The Deputy Commander of the Combined Maritime Forces (CMF) visited Kuwait recently as part of an ongoing regional engagement program.

Commodore Simon Ancona, Royal Navy, spent a day at sea onboard HMS Monmouth with students from the Mubarak Al Abdullah Joint Staff College before meeting senior Kuwaiti naval officers.

Brigadier-General Jassem Al-Ansari, Head of the Kuwaiti Navy and Commodore Simon Ancona RN, Deputy Commander CMF
Brigadier-General Jassem Al-Ansari, Head of the Kuwaiti Navy and Commodore Simon Ancona RN, Deputy Commander CMF

Later, the Royal Navy frigate took part in a series of exercises with the Kuwaiti Navy and Air Force.

During their time aboard, the Ship gave College staff and students a comprehensive display of the diverse range of self-sustaining capabilities a modern, sophisticated warship offers to CMF.

Against the backdrop of Monmouth’s own impressive array of sensors and weapons systems, the guests were treated to a series of demonstrations of pursuit and boarding capabilities involving the Ship’s sea boats, Lynx helicopter and embarked detachment of Royal Marines.

HMS Monmouth's Royal Marines Boarding Team rapid rope from the ship's Lynx Mk 8 Black Knight onto the Foc'sle as part of a boarding display as Kuwaiti Staff College students look on from the bridge.
HMS Monmouth’s Royal Marines Boarding Team rapid rope from the ship’s Lynx Mk 8 Black Knight onto the Foc’sle as part of a boarding display as Kuwaiti Staff College students look on from the bridge.

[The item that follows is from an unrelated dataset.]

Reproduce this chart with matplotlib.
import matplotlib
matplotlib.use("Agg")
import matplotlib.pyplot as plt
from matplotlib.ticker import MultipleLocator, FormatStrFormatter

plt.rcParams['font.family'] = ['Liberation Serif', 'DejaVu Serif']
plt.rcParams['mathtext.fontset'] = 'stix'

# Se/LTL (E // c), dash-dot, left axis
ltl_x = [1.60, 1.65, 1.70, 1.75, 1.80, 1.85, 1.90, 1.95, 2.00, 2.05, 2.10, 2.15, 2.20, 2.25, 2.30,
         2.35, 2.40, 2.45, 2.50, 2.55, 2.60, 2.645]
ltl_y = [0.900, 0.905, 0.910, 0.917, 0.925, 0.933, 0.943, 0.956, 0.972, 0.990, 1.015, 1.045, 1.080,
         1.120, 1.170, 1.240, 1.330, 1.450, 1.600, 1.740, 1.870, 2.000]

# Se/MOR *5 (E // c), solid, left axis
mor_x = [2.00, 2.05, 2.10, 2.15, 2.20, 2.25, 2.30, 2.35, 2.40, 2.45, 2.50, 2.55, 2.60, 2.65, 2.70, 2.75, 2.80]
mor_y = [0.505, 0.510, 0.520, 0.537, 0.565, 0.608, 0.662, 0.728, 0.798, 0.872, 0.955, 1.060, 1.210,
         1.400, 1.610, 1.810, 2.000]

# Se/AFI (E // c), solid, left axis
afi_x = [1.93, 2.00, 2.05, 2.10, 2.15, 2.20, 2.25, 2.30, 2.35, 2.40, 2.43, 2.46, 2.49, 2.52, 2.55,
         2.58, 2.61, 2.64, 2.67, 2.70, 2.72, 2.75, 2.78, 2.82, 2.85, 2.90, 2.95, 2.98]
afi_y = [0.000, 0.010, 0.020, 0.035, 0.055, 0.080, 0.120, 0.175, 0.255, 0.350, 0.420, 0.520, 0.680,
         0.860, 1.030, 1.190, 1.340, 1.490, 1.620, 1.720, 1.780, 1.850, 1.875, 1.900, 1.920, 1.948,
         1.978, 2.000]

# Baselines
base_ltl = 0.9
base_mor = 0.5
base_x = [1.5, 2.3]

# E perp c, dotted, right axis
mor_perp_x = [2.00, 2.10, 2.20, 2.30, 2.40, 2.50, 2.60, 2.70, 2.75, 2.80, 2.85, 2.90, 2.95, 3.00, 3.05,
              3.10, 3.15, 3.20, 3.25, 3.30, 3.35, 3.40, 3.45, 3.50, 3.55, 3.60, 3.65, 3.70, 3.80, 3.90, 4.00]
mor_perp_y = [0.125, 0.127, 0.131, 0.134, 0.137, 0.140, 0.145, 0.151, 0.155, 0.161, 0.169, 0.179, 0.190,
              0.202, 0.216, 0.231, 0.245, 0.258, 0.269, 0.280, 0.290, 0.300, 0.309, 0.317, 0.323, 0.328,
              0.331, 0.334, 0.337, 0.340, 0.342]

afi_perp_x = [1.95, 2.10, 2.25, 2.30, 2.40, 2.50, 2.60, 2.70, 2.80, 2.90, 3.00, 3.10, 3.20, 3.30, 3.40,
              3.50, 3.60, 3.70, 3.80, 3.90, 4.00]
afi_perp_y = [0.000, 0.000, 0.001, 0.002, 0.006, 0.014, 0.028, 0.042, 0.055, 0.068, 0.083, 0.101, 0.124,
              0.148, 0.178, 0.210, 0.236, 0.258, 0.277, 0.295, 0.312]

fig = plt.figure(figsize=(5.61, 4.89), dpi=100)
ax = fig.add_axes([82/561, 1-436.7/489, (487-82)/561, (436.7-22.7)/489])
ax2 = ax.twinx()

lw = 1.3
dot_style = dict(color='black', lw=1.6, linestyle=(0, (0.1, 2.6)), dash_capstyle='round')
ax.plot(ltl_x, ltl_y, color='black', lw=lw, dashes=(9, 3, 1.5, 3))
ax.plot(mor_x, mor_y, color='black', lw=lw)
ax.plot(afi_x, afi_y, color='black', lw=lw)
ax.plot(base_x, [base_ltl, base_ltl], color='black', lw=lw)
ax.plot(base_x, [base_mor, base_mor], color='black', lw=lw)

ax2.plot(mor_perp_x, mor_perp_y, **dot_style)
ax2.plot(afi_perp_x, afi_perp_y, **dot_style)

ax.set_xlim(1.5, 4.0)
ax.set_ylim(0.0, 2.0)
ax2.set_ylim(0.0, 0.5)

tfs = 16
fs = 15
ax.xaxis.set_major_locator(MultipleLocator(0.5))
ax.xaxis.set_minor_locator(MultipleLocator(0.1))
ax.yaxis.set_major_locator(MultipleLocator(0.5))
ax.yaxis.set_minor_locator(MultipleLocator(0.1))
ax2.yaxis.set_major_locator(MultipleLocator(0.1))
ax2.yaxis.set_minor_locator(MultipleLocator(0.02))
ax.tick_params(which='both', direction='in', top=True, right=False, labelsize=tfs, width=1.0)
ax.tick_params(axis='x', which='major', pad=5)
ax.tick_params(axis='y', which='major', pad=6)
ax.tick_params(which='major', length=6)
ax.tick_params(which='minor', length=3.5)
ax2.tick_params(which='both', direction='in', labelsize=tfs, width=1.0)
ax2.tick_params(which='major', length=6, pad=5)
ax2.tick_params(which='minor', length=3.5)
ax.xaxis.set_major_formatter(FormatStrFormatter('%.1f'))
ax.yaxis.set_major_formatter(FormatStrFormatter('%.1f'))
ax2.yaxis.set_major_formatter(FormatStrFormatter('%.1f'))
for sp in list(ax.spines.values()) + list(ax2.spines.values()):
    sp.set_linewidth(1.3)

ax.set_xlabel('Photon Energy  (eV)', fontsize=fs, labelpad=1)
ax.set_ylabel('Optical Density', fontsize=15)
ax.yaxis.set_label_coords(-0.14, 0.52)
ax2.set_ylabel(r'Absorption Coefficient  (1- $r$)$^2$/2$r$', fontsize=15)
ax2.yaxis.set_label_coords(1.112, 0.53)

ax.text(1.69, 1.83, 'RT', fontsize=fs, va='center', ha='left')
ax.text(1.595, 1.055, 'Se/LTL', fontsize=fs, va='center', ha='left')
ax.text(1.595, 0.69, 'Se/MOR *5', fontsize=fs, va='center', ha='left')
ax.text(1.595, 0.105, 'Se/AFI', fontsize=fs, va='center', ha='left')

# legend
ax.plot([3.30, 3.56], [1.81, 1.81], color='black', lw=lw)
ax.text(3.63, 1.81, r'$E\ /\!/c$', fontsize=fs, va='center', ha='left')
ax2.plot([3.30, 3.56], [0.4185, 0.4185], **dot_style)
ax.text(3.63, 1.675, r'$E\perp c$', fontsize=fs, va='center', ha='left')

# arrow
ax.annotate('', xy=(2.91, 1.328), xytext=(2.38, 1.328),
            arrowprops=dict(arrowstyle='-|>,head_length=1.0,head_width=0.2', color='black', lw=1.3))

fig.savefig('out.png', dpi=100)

Members of the Ship’s company were also on hand to show off fire-fighting and damage control techniques, give presentations on the diverse roles it can undertake and answer questions about what it takes to maintain a warship 5,000 miles from home for over seven months, working with CMF to patrol the waters of the Arabian Gulf and Indian Ocean.

As well as students from all three Kuwaiti services, the Ministry of Interior and National Guard of Kuwait, the diverse range of countries represented on the Staff Course included CMF member nations Australia, Bahrain, Canada, Jordan, Kuwait, Pakistan, Saudi Arabia, South Korea, the UAE and the UK, as well as regional partners including Egypt, Oman, Qatar, and Sudan

Commodore Ancona then led a question-and-answer session in the Ship’s hangar, highlighting the

importance of being able to work together for increased operational effectiveness.

He told one Kuwaiti student: “The surest way of accomplishing anything related to maritime security in this region is by working together in partnership with our allies, fellow Gulf states, and organizations like the CMF.”

The Commodore’s visit also included meetings with the head of the Kuwaiti Navy, Brig General

Jassem Al-Ansari, and Maj Gen Sheikh Mohammed Yousef Al-Sabah, the Head of the Kuwaiti Coast Guard.

He said: “Kuwait provides vital support to the CMF, both in our headquarters in Bahrain and out at sea.

“CMF and the countries of the region are working very hard to counter illicit activities at sea, and through teamwork and mutual cooperation we are able to promote maritime security and stability in the Gulf.”

In the waters off the Kuwaiti coast, HMS Monmouth worked with Kuwaiti Naval vessel Al-Ahmadi to perform a number of difficult exercises, including a complex set of Officer of the Watch manoeuvres that challenged the signalling and ship-handling skills of both bridge teams.

This was followed closely by an impressive air display from two of the Kuwaiti Air Force’s Apache Longbow helicopters. Their simulated low level air attacks over the frigate tested the combat reactions of both Monmouth’s crew and the pilots themselves.

The final stage of the exercise involved a Super-Puma Search and Rescue helicopter of the Kuwaiti Air Force. By conducting winching exercises from the flight deck of HMS Monmouth it was able to demonstrate the close working relationship the two forces have developed in recent years.

Commenting on his Ship’s role in the demonstration Monmouth’s Commanding Officer, Commander Gordon Ruddock, Royal Navy , said:  “Spending time at sea on a warship is the only way one can truly understand how the CMF can achieve our strategic goals at sea.

“Of course, we all enjoy showing off what we can do, but the value of the past few days has been to assure our friends in the region of the CMF’s commitment to ensuring peace and stability in the long term.”